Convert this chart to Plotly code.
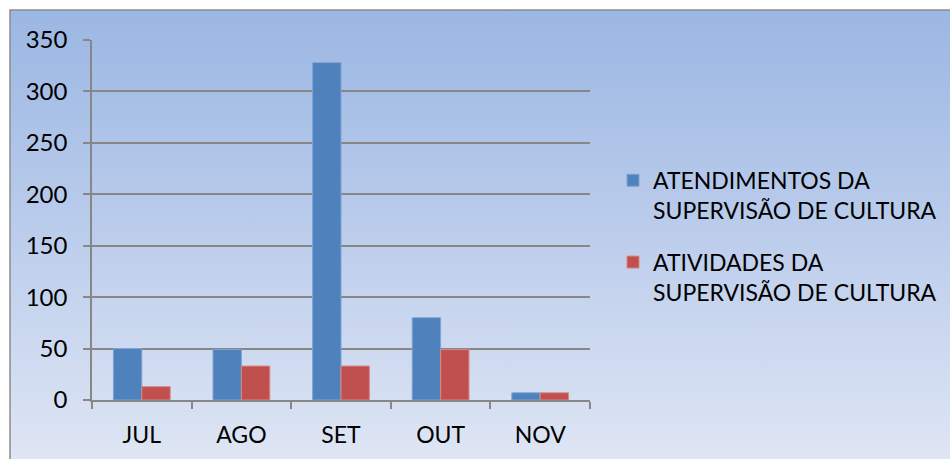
import base64
import plotly.graph_objects as go

# Monthly figures for the culture supervision office
months = ["JUL", "AGO", "SET", "OUT", "NOV"]
atendimentos = [50, 49, 328, 80, 7]
atividades = [13, 33, 33, 49, 7]

series_names = [
    "ATENDIMENTOS DA<br>SUPERVISÃO DE CULTURA",
    "ATIVIDADES DA<br>SUPERVISÃO DE CULTURA",
]
y_ticks = [0, 50, 100, 150, 200, 250, 300, 350]

FONT = "Lato"
GRID = "#878787"

# Vertical blue gradient used as the chart background
svg = (
    '<svg xmlns="http://www.w3.org/2000/svg" width="100" height="100" preserveAspectRatio="none">'
    '<defs><linearGradient id="g" x1="0" y1="0" x2="0" y2="1">'
    '<stop offset="0" stop-color="#9bb7e3"/>'
    '<stop offset="0.5" stop-color="#bccdec"/>'
    '<stop offset="1" stop-color="#dfe6f4"/>'
    '</linearGradient></defs>'
    '<rect width="100" height="100" fill="url(#g)"/></svg>'
)
bg_src = "data:image/svg+xml;base64," + base64.b64encode(svg.encode()).decode()

fig = go.Figure()
fig.add_trace(go.Bar(
    x=months, y=atendimentos, name=series_names[0], legendgroup="a",
    marker=dict(color="#4f81bd", line=dict(color="#7fa3d6", width=1)),
))
fig.add_trace(go.Bar(
    x=months, y=atividades, name=series_names[1], legendgroup="b",
    marker=dict(color="#c0504d", line=dict(color="#d88886", width=1)),
))

# paper geometry (pixels); the x axis only spans part of the paper width
L, R, T, B = 92, 300, 40, 59
W, H = 950 - L - R, 459 - T - B
plot_right = 590
x_dom_end = (plot_right - L) / W
x0 = (10 - L) / W
x1 = (953 - L) / W
y1 = (H + T - 10) / H
y0 = (H + T - 462) / H

fig.update_layout(
    width=950, height=459,
    margin=dict(l=L, r=R, t=T, b=B, autoexpand=False),
    paper_bgcolor="white",
    plot_bgcolor="rgba(0,0,0,0)",
    barmode="group",
    bargap=0.43,
    bargroupgap=0,
    font=dict(family=FONT, size=23, color="#000000"),
    images=[dict(
        source=bg_src, xref="paper", yref="paper",
        x=x0, y=y1, sizex=x1 - x0, sizey=y1 - y0,
        xanchor="left", yanchor="top", sizing="stretch", layer="below",
    )],
    shapes=[dict(
        type="rect", xref="paper", yref="paper",
        x0=x0, x1=x1, y0=y0, y1=y1,
        line=dict(color="#8c8c8c", width=1.5), fillcolor="rgba(0,0,0,0)",
        layer="above",
    )],
    legend=dict(
        x=(613 - L) / W, y=0.67, xanchor="left", yanchor="top",
        bgcolor="rgba(0,0,0,0)", font=dict(family=FONT, size=23),
        tracegroupgap=19, valign="top", traceorder="grouped",
    ),
    xaxis=dict(
        type="category", domain=[0, x_dom_end],
        showline=True, linecolor=GRID, linewidth=1.5,
        ticks="outside", tickson="boundaries", ticklen=7, tickcolor=GRID,
        tickwidth=1.5, showgrid=False, tickfont=dict(size=23),
        ticklabelstandoff=14,
    ),
    yaxis=dict(
        range=[0, 350], tickvals=y_ticks, showline=True, linecolor=GRID,
        linewidth=1.5, ticks="outside", ticklen=7, tickcolor=GRID,
        tickwidth=1.5, showgrid=True, gridcolor=GRID, gridwidth=1.5,
        zeroline=False, tickfont=dict(size=24), ticklabelstandoff=11,
    ),
)

fig.write_html("out.html")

###

→ WHAT TO PRODUCE
Repeat the data above exactly, but not the pictures.

→ RESPONSE
Convert this chart to Plotly code.
import base64
import plotly.graph_objects as go

# Monthly figures for the culture supervision office
months = ["JUL", "AGO", "SET", "OUT", "NOV"]
atendimentos = [50, 49, 328, 80, 7]
atividades = [13, 33, 33, 49, 7]

series_names = [
    "ATENDIMENTOS DA<br>SUPERVISÃO DE CULTURA",
    "ATIVIDADES DA<br>SUPERVISÃO DE CULTURA",
]
y_ticks = [0, 50, 100, 150, 200, 250, 300, 350]

FONT = "Lato"
GRID = "#878787"

# Vertical blue gradient used as the chart background
svg = (
    '<svg xmlns="http://www.w3.org/2000/svg" width="100" height="100" preserveAspectRatio="none">'
    '<defs><linearGradient id="g" x1="0" y1="0" x2="0" y2="1">'
    '<stop offset="0" stop-color="#9bb7e3"/>'
    '<stop offset="0.5" stop-color="#bccdec"/>'
    '<stop offset="1" stop-color="#dfe6f4"/>'
    '</linearGradient></defs>'
    '<rect width="100" height="100" fill="url(#g)"/></svg>'
)
bg_src = "data:image/svg+xml;base64," + base64.b64encode(svg.encode()).decode()

fig = go.Figure()
fig.add_trace(go.Bar(
    x=months, y=atendimentos, name=series_names[0], legendgroup="a",
    marker=dict(color="#4f81bd", line=dict(color="#7fa3d6", width=1)),
))
fig.add_trace(go.Bar(
    x=months, y=atividades, name=series_names[1], legendgroup="b",
    marker=dict(color="#c0504d", line=dict(color="#d88886", width=1)),
))

# paper geometry (pixels); the x axis only spans part of the paper width
L, R, T, B = 92, 300, 40, 59
W, H = 950 - L - R, 459 - T - B
plot_right = 590
x_dom_end = (plot_right - L) / W
x0 = (10 - L) / W
x1 = (953 - L) / W
y1 = (H + T - 10) / H
y0 = (H + T - 462) / H

fig.update_layout(
    width=950, height=459,
    margin=dict(l=L, r=R, t=T, b=B, autoexpand=False),
    paper_bgcolor="white",
    plot_bgcolor="rgba(0,0,0,0)",
    barmode="group",
    bargap=0.43,
    bargroupgap=0,
    font=dict(family=FONT, size=23, color="#000000"),
    images=[dict(
        source=bg_src, xref="paper", yref="paper",
        x=x0, y=y1, sizex=x1 - x0, sizey=y1 - y0,
        xanchor="left", yanchor="top", sizing="stretch", layer="below",
    )],
    shapes=[dict(
        type="rect", xref="paper", yref="paper",
        x0=x0, x1=x1, y0=y0, y1=y1,
        line=dict(color="#8c8c8c", width=1.5), fillcolor="rgba(0,0,0,0)",
        layer="above",
    )],
    legend=dict(
        x=(613 - L) / W, y=0.67, xanchor="left", yanchor="top",
        bgcolor="rgba(0,0,0,0)", font=dict(family=FONT, size=23),
        tracegroupgap=19, valign="top", traceorder="grouped",
    ),
    xaxis=dict(
        type="category", domain=[0, x_dom_end],
        showline=True, linecolor=GRID, linewidth=1.5,
        ticks="outside", tickson="boundaries", ticklen=7, tickcolor=GRID,
        tickwidth=1.5, showgrid=False, tickfont=dict(size=23),
        ticklabelstandoff=14,
    ),
    yaxis=dict(
        range=[0, 350], tickvals=y_ticks, showline=True, linecolor=GRID,
        linewidth=1.5, ticks="outside", ticklen=7, tickcolor=GRID,
        tickwidth=1.5, showgrid=True, gridcolor=GRID, gridwidth=1.5,
        zeroline=False, tickfont=dict(size=24), ticklabelstandoff=11,
    ),
)

fig.write_html("out.html")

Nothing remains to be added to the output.